If the NTP study alone manages to run reviewer gauntlets with its significance intact, however, the EPA may find it difficult not to regulate fluoride as a carcinogen. As this article was being written, edicts from above constrained federal scientists from discussing the impact of the NTP study, but several were willing to provide off-the-record background. “It is difficult to see how EPA can fail to regulate fluoride as a carcinogen in light of what NTP has found,” observed one. “Osteosarcomas are an extremely unusual result in rat carcinogenicity tests. Toxicologists tell me that the only other substance that has produced this is radium. Even uranium, which is also deposited in bone, failed to do it.”

‘Further Implicates Fluoride’

“The fact that this highly atypical form of cancer occurred in the organ where fluoride is stored – bone – further implicates fluoride as the cause,” this scientist continued. “Also, the osteosarcomas appeared to be dose-related, and none occurred in controls, making it a clean study. If these results hold up, EPA can’t ignore them, despite the fact that they occurred in only one sex of one species. And the incidence of oral cancers in both male and female rats also seems suggestive. I think they’ll have to classify fluoride as a carcinogen.”

“EPA can’t ignore this,” agreed one of the agency’s scientists. “If we could regulate trichloroethylene as a carcinogen when only 2-4% of the test animals had problems, how can we discount these fluoride results?”

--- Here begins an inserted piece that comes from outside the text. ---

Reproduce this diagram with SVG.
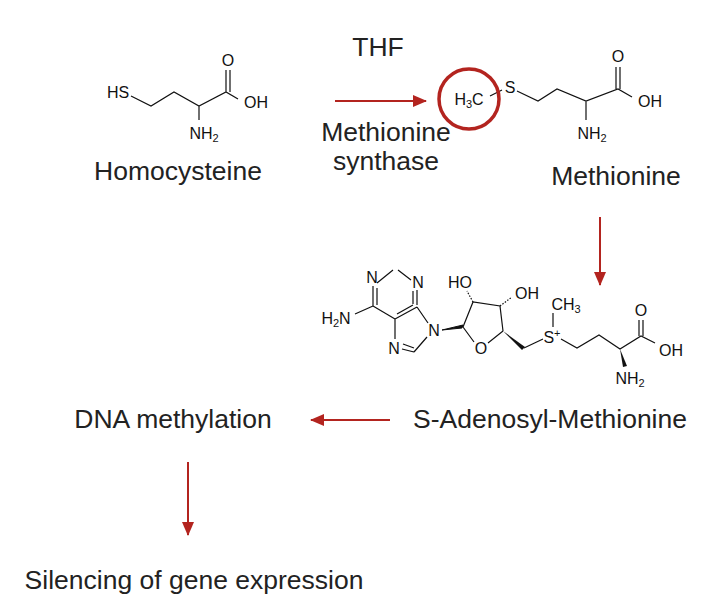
<svg xmlns="http://www.w3.org/2000/svg" width="717" height="611" viewBox="0 0 717 611">
<defs>
<marker id="ah" markerWidth="14" markerHeight="12" refX="13" refY="6" orient="auto" markerUnits="userSpaceOnUse"><path d="M0,0 L14,6 L0,12 Z" fill="#b3241f"/></marker>
<style>
.lbl{font-family:"Liberation Sans",Arial,sans-serif;font-size:26.5px;fill:#222;text-anchor:middle}
.at{font-family:"Liberation Sans",Arial,sans-serif;font-size:16px;fill:#111;text-anchor:middle}
.b{stroke:#111;stroke-width:1.2;fill:none}
.arr{stroke:#b3241f;stroke-width:2;fill:none;marker-end:url(#ah)}
</style>
</defs>
<rect width="717" height="611" fill="#fff"/>
<g id="homocysteine">
<text class="at" x="118" y="98">HS</text>
<path class="b" d="M131,96 L151,106 L174,92 L199,106 L226,92 L238,99 M199,106 L199,120 M226,92 L226,70 M230,92 L230,70"/>
<text class="at" x="228" y="66">O</text>
<text class="at" x="256" y="108">OH</text>
<text class="at" x="204" y="139">NH<tspan font-size="11" dy="3">2</tspan></text>
<text class="lbl" x="178" y="180">Homocysteine</text>
</g>
<g id="enzyme">
<text class="lbl" x="378" y="56">THF</text>
<text class="lbl" x="386" y="141">Methionine</text>
<text class="lbl" x="386" y="170">synthase</text>
</g>
<g id="methionine">
<text class="at" x="469" y="105">H<tspan font-size="11" dy="3">3</tspan><tspan dy="-3">C</tspan></text>
<path class="b" d="M490,96 L502,90 M517,91 L538,101 L557,89 L586,101 L618,89 L632,97 M586,101 L586,120 M616,89 L616,67 M620,89 L620,67"/>
<text class="at" x="510" y="93">S</text>
<text class="at" x="618" y="62">O</text>
<text class="at" x="650" y="107">OH</text>
<text class="at" x="592" y="139">NH<tspan font-size="11" dy="3">2</tspan></text>
<circle cx="469" cy="99" r="30" fill="none" stroke="#b3241f" stroke-width="3.5"/>
<text class="lbl" x="616" y="185">Methionine</text>
</g>
<g id="sam">
<path class="b" d="M377,283 L393,270 M398,270 L411,280 M417,290 L417,305 M413,291 L413,304 M417,307 L395,319 M413,305 L397,314 M395,319 L373,306 M373,306 L373,286 M377,305 L377,288 M417,307 L428,323 M395,319 L395,339 M402,349 L414,352 M403,344 L414,348 M414,352 L427,337 M373,306 L355,314"/>
<path d="M442,330 L463,325 L462,328 Z" fill="#111" stroke="#111"/>
<path class="b" d="M463,327 L474,342 M488,343 L503,331 M503,331 L500,306 L473,302 L463,327"/>
<path class="b" d="M473,302 L467,291 M500,306 L512,297" stroke-dasharray="1.5,1.5" stroke-width="4"/>
<path d="M503,331 L525,347 L522,350 Z" fill="#111"/>
<path class="b" d="M524,348 L543,339 M553,327 L553,313 M561,339 L577,348 L599,335 L620,349 L641,336 L655,343 M639,336 L639,320 M643,336 L643,320"/>
<path d="M620,349 L627,366 L623,367 Z" fill="#111"/>
<text class="at" x="372" y="283">N</text>
<text class="at" x="418" y="288">N</text>
<text class="at" x="336" y="324">H<tspan font-size="11" dy="3">2</tspan><tspan dy="-3">N</tspan></text>
<text class="at" x="434" y="336">N</text>
<text class="at" x="394" y="354">N</text>
<text class="at" x="460" y="288">HO</text>
<text class="at" x="527" y="299">OH</text>
<text class="at" x="481" y="354">O</text>
<text class="at" x="566" y="310">CH<tspan font-size="11" dy="3">3</tspan></text>
<text class="at" x="552" y="343">S<tspan font-size="11" dy="-6">+</tspan></text>
<text class="at" x="641" y="316">O</text>
<text class="at" x="671" y="356">OH</text>
<text class="at" x="630" y="384">NH<tspan font-size="11" dy="3">2</tspan></text>
<text class="lbl" x="550" y="428">S-Adenosyl-Methionine</text>
</g>
<g id="dna">
<text class="lbl" x="173" y="428">DNA methylation</text>
</g>
<g id="silencing">
<text class="lbl" x="194" y="589">Silencing of gene expression</text>
</g>
<g id="connectors">
<path class="arr" d="M335,101 L426,101"/>
<path class="arr" d="M600,217 L600,285"/>
<path class="arr" d="M390,420 L311,420"/>
<path class="arr" d="M188,462 L188,535"/>
</g>
</svg>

Under the Safe Water Act, a carcinogenic classification would require the EPA to set a maximum-contaminant-level goal of zero for fluoride in drinking water, because of the “no threshold” assumption that governs regulation of carcinogens by public-health agencies.

“The weight of current scientific evidence indicates it is likely that any substance found to be carcinogenic in lab animals is also likely to be carcinogenic in humans and that even the smallest amounts of this substance may cause a correspondingly small increase in the risk of cancer,” explained Robert Carton, Ph.D., an EPA environmental scientist. (He is president of EPA Local 2050 of the National Federation of of Federal Employees, which has been opposing what it views as the politicization of science at the EPA, using fluoride as a case in point.) “Since this is what the scientific evidence says, public-health agencies are ethically compelled to act on it.”

Impact? Can’t Even Guess

“The ‘no threshold’ concept cannot be proved and is the subject of scientific debate,” noted Dr. Cotruvo. “But it is the policy assumption that guides our regulation of carcinogens.” If the EPA tags fluoride a carcinogen, it will mean the end of public-water fluoridation in the United States.

“A new fluoride standard is going to happen – EPA has already set up a work group,” another agency scientist related. “Even if the NTP evidence is termed “equivocal,” they’ll regulate, because EPA determines risk as a function of toxicity times exposure, and the exposure population for fluoride in drinking water is over 140 million.Lead is the only substance with a larger exposure.”

Dr. Cotruvo, however, stated that “it is too early to speculate or even guess as to what the impact of NTP’s study will be on EPA’s fluoride standard.”